Is after-hours trading a good strategy for a beginner investor?
Almost never. It's an advanced environment that amplifies every mistake. A beginner should use the after-hours session as a learning lab first. Watch how stocks react to earnings without putting money in. Paper trade if you must. Get comfortable with the mechanics and the wild price swings on your screen before risking real capital. Your primary focus should be on understanding the regular session first.
Can I short a stock during overnight hours?
Technically, yes, if your broker allows it and shares are available to borrow. But it's incredibly dangerous. The main risk is a "short squeeze" scenario amplified by low liquidity. If positive news hits, the few shares available to buy back can skyrocket in price, forcing shorts to cover at huge losses. I've seen shorts get trapped in after-hours moves far more violently than during the day. Margin requirements can also be higher.
What's the single most important piece of advice you'd give someone placing their first after-hours trade?
Size your position at least 50% smaller than you would during regular hours. The volatility is deceptive. A $5 move on a $100 stock feels the same day or night, but the percentage of daily range and the liquidity supporting it are completely different. A small position keeps your psychology intact when the bid disappears or the price gaps wildly at the open. Treat it as a pilot test, not a main mission.

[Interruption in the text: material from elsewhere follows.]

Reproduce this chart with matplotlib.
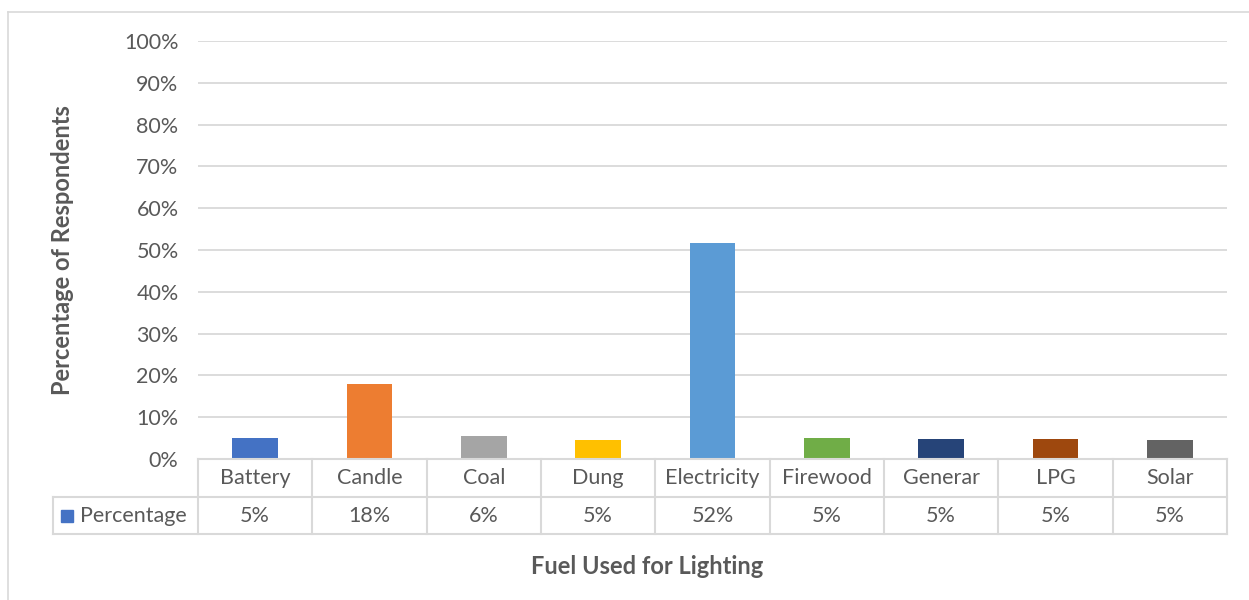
import matplotlib.pyplot as plt
from matplotlib.lines import Line2D
from matplotlib.patches import Rectangle

categories = ['Battery', 'Candle', 'Coal', 'Dung', 'Electricity', 'Firewood', 'Generar', 'LPG', 'Solar']
percentages = [5.0, 17.9, 5.6, 4.6, 51.7, 5.0, 4.8, 4.8, 4.6]
bar_colors = ['#4472C4', '#ED7D31', '#A5A5A5', '#FFC000', '#5B9BD5',
              '#70AD47', '#264478', '#9E480E', '#636363']
yticks = [0, 10, 20, 30, 40, 50, 60, 70, 80, 90, 100]
series_name = 'Percentage'

W, H = 1249, 600
text_col = '#595959'
grid_col = '#d9d9d9'
fs = 15.5
plt.rcParams['font.family'] = ['Lato', 'DejaVu Sans']

fig = plt.figure(figsize=(W / 100, H / 100), dpi=100)

# outer chart frame (only left and top visible in the crop)
fig.add_artist(Line2D([8 / W, 8 / W], [0, 1 - 12 / H], transform=fig.transFigure,
                      color=grid_col, lw=1.2))
fig.add_artist(Line2D([8 / W, 1], [1 - 12 / H, 1 - 12 / H], transform=fig.transFigure,
                      color=grid_col, lw=1.2))

left, right, top, bottom = 198, 1227, 41, 459
ax = fig.add_axes([left / W, 1 - bottom / H, (right - left) / W, (bottom - top) / H])

x = list(range(len(categories)))
ax.bar(x, percentages, width=0.4, color=bar_colors, zorder=3)

ax.set_xlim(-0.5, len(categories) - 0.5)
ax.set_ylim(0, 100)
ax.set_yticks(yticks)
ax.set_yticklabels([f'{t}%' for t in yticks], fontsize=fs, color=text_col)
ax.tick_params(axis='y', length=0, pad=14)
ax.set_xticks([])
ax.grid(axis='y', color=grid_col, lw=1.3, zorder=0)
for s in ax.spines.values():
    s.set_visible(False)

ax.set_ylabel('Percentage of Respondents', fontsize=17, fontweight='bold', color=text_col)
ax.yaxis.set_label_coords(-124 / (right - left), 0.5)

# data table under the plot
px = (bottom - top)  # axes height in pixels
colw = (right - left) / len(categories)
tr = ax.get_xaxis_transform()
y0 = 0
y1 = -38 / px
y2 = -75 / px
legend_left = -0.5 - (left - 53) / colw
n = len(categories)
lw = 1.5
ax.add_line(Line2D([-0.5, n - 0.5], [y0, y0], transform=tr, color=grid_col, lw=lw, clip_on=False, zorder=4))
ax.add_line(Line2D([legend_left, n - 0.5], [y1, y1], transform=tr, color=grid_col, lw=lw, clip_on=False))
ax.add_line(Line2D([legend_left, n - 0.5], [y2, y2], transform=tr, color=grid_col, lw=lw, clip_on=False))
ax.add_line(Line2D([legend_left, legend_left], [y1, y2], transform=tr, color=grid_col, lw=lw, clip_on=False))
for i in range(n + 1):
    ax.add_line(Line2D([i - 0.5, i - 0.5], [y0, y2], transform=tr, color=grid_col, lw=lw, clip_on=False))

for i, (c, v) in enumerate(zip(categories, percentages)):
    ax.text(i, (y0 + y1) / 2, c, transform=tr, ha='center', va='center', fontsize=fs, color=text_col)
    ax.text(i, (y1 + y2) / 2, f'{v:.0f}%', transform=tr, ha='center', va='center', fontsize=fs, color=text_col)

ax.add_patch(Rectangle((legend_left + 8 / colw, (y1 + y2) / 2 - 6 / px), 12 / colw, 12 / px,
                       transform=tr, color=bar_colors[0], clip_on=False))
ax.text(legend_left + 27 / colw, (y1 + y2) / 2, series_name, transform=tr,
        ha='left', va='center', fontsize=fs, color=text_col)

fig.text(647 / W, 1 - 566 / H, 'Fuel Used for Lighting', ha='center', va='center',
         fontsize=17, fontweight='bold', color=text_col)

fig.savefig('out.png', dpi=100, facecolor='white')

Overnight stock market hours offer a unique tool—a way to react instantly to news and manage risk outside the standard box. But they are not a shortcut to easy profits. They are a high-stakes, low-liquidity environment where the rules are different. Success comes from respecting the limits of the session, using strict order discipline, and learning from the inevitable missteps. Start small, watch closely, and never forget that the real market wakes up at 9:30.